SMITH DENIED ‘W’ — AGAIN: For the second time since joining the A’s rotation, Chris Smith left a game in line for a victory only to have his bullpen cough up the lead. The 36-year-old veteran has registered just one victory in his major league career, and that came back in 2008. He has yet to win as a starter. He steadied himself after giving up three runs in the first before he recorded a single out. But Kansas City would get just one more hit off of him before he left the game after 5 1/3 innings.

THREE OF A KIND: The A’s commanded a 4-3 lead on the strength of a homer in each of the first three innings. Joyce’s blast was followed by Matt Olson’s in the second (his fourth homer in five games) and Khris Davis’ two-run shot in the third.

ADVENTURES OF SANTIAGO: Santiago Casilla had found a bit of a comfort zone since being demoted from the closer’s role. He entered Tuesday not having been charged with a run in seven consecutive outings. But he allowed Alex Gordon’s leadoff walk in the top of the eighth, then a two-run homer to No. 9 hitter Drew Butera that put the Royals ahead 5-4.
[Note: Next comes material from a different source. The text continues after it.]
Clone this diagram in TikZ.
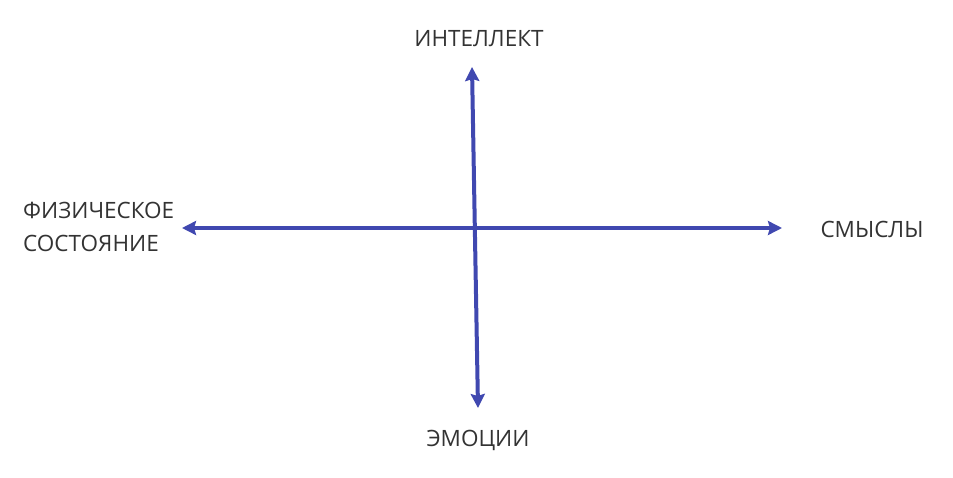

A’s closer Blake Treinen would enter with one out and give up Eric Hosmer’s two-run homer, then Mike Moustakas’ solo blast two batters later made it 8-4. But after the A’s rallied, Treinen came back to pitch a scoreless ninth to register the victory.

ANOTHER OPTION FOR THE ‘PEN: The A’s acquired right-handed reliever Chris Hatcher from the Dodgers for $500,000 in international bonus money. The 32-year-old has a 4.72 ERA in 193 career appearances, all out of the bullpen. The team made no announcement on whether Hatcher would join the big club or go to the minors.